You're open channel should have the top hole tapped with a fitting and a tube that is just above the water line to allow it to go full siphon should your main drain stop flowing. Yours is a good example of a possible flood scenario with the way you have it set up. If your primary stops, I am not sure a durso and an open standpipe will be able to take on the flow that your full-siphon was before. You also mentioned having a hole on the top of your full-siphon. This also is a no-no as you want it to go full-siphon and not anywhere in between.
If you look at Bean's setup, there is no external box. The inside tank box only needs elbows attached to the bulkheads. It doesn't need to be super wide. The majority of the plumbing is still external.
I don't like there to even be a scenario where something has to happen (drains working) in order for there to be no flood. The external box being lower than the internal box does present this scenario. Will it happen? Maybe not, but the design is still very poor. The external box should be higher than the internal box. In this scenario, there is no chance of a flood out the external box from water just standing. And again I will point to the tank trim limiting where the external box can rest against the tank which in all cases I have seen lowers the display tank water level to below the trim.
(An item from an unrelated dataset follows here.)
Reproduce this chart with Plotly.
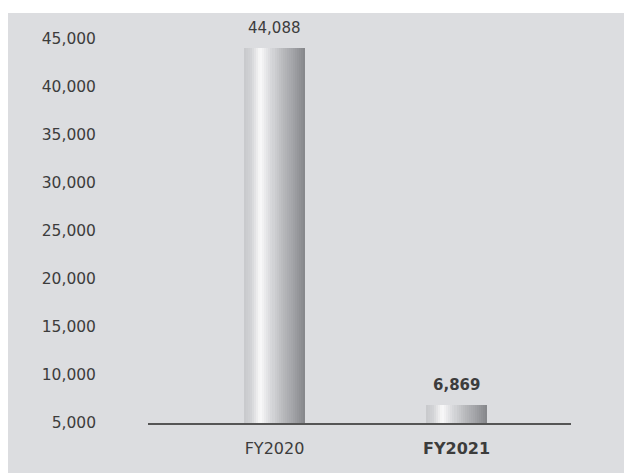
import plotly.graph_objects as go

categories = ["FY2020", "FY2021"]
tick_labels = ["FY2020", "<b>FY2021</b>"]
values = [44088, 6869]
value_labels = ["44,088", "<b>6,869</b>"]
y_ticks = [5000, 10000, 15000, 20000, 25000, 30000, 35000, 40000, 45000]

FONT = "DejaVu Sans"
TXT = "#3c3c3c"
BG = "#dcdde0"

# cylindrical gradient stops (fraction across bar, rgb)
stops = [(0.0, (200, 201, 204)), (0.12, (210, 211, 214)), (0.27, (250, 250, 250)),
         (0.45, (214, 215, 218)), (0.62, (186, 187, 190)), (0.82, (160, 161, 165)),
         (1.0, (132, 133, 137))]

def color_at(t):
    for (t0, c0), (t1, c1) in zip(stops[:-1], stops[1:]):
        if t0 <= t <= t1:
            f = (t - t0) / (t1 - t0)
            c = [round(a + (b - a) * f) for a, b in zip(c0, c1)]
            return f"rgb({c[0]},{c[1]},{c[2]})"
    return "rgb(132,133,137)"

bar_w = 0.335
n = 30
fig = go.Figure()
for i in range(n):
    t = (i + 0.5) / n
    fig.add_trace(go.Bar(
        x=categories, y=values, width=bar_w / n * 1.05,
        offset=-bar_w / 2 + i * bar_w / n,
        marker=dict(color=color_at(t), line=dict(width=0)),
        showlegend=False, hoverinfo="skip"))

for c, v, lab in zip(categories, values, value_labels):
    fig.add_annotation(x=c, y=v, text=lab, showarrow=False, yanchor="bottom",
                       yshift=9, font=dict(family=FONT, size=15, color=TXT))

fig.add_shape(type="rect", xref="paper", yref="paper", x0=(8 - 148) / 423, x1=1.2,
              y0=-0.3, y1=(423 - 13) / 403, fillcolor=BG, line=dict(width=0),
              layer="below")

fig.update_layout(
    width=624, height=473, barmode="overlay", bargap=0,
    margin=dict(l=148, r=53, t=20, b=50),
    paper_bgcolor="white", plot_bgcolor="rgba(0,0,0,0)",
    font=dict(family=FONT, size=15, color=TXT),
    xaxis=dict(type="category", range=[-0.695, 1.629], tickvals=categories,
               ticktext=tick_labels, showline=True, linecolor="#555555",
               linewidth=1.5, ticks="", showgrid=False, zeroline=False,
               ticklabelstandoff=10, tickfont=dict(size=16)),
    yaxis=dict(range=[5000, 46980], tickvals=y_ticks,
               ticktext=[f"{v:,}" for v in y_ticks], showline=False,
               showgrid=False, zeroline=False, ticks="",
               ticklabelstandoff=51, tickfont=dict(size=15.5)),
)

fig.write_html("out.html")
I highly doubt it’s a possible flood scenario since I run a low flow sump only about 3-4000Lph so I do think the durso would handle it. But let’s say the durso can't handle absolutely all of the flow or even blocks, the emergency channel is low enough to be a secondary drain or an even worse case turn into a siphon well before the box over flows.
But as I said if I was doing it again I wouldn't use a durso for the secondary and would just have 2x 90s with a hole in the top the same as the main drain just a bit higher so it could still be below the emergency and siphon.
When designing my plumbing I was trying to copy two slightly different ways of doing the same drain and you are right I overlooked the tube which should be added for the way mine is set up

on one hand I was copying a friend who has a tall enough external box that the durso gets completely covered and siphons (no tube) and at the same time was copying the Reef Synergy drains which just use 2x 90s (no tube), hence I didn’t even think of adding a tube to mine.
So thanks for the suggestion - I have seen so many of the internal box designs use that but didn't think about it in my case when it does still apply, so thanks for pointing that out, I'll get around to adding it sometime soon
I really suggest having a good look at the way Reef Synergy have designed the drains in their new shadow box. It is still a BA drain (siphon, secondary and emergency) Bean's original design wasn't to have the plumbing in an external box so they have changed the way things are set up slightly so it works better with an external box - but it is still a BA drain with the exact same functions.
One example is that putting a hole in the top of the full siphon might be a no-no with an internal box that has most of the plumbing external but with the plumbing in an external box you can (should) put a hole in the top of the full siphon to help it purge air and start up almost instantly and it doesn't impact the drains ability to siphon at all. Believe me it does run as a full siphon and not as anything in between - even with the hole. Same with the secondary drain, if done right (not like mine

) then a tube isn’t needed as in case of a blockage the whole drain covers with water (hole and all) and turns into a siphon.
Yes Bean's original design didn't have an external box, as far as I’m aware they weren't really a common thing back then. His drain style was an innovation when he came up with it and IMO off the shelf external boxes with "ghost" weirs have been an innovation since, it's silly to say no to external overflow boxes just because Bean didn't use one in his original design. I don't really have an issue with internal boxes but certainly don't think one is less safe than the other.
I fully understand your gripe about the boxes sometimes needing to sit lower due to the tank trim, I don’t know why but most tanks I see in Aus don’t have trim but I have seen pics of it happening on the forums and agree that is a design fault, but making the external box sit lower than the internal weir is a way of fixing or at least minimising that, it doesn’t make them any more of a risk.
Unless all 3 of your drains block (and you didn’t notice) an external box won’t overflow. Even with an internal box if all 3 of your drains blocked (and you didn’t notice) then the tank would STILL overflow unless your return chamber + ATO reservoir combined wouldn’t overflow your display which is most likely not the case for 90% of reefers out there, and from memory is why Bean came up with this drain in the first place as he didn’t feel comfortable knowing his tank would overflow if the 2 wet drains in a Herbie style drain got blocked.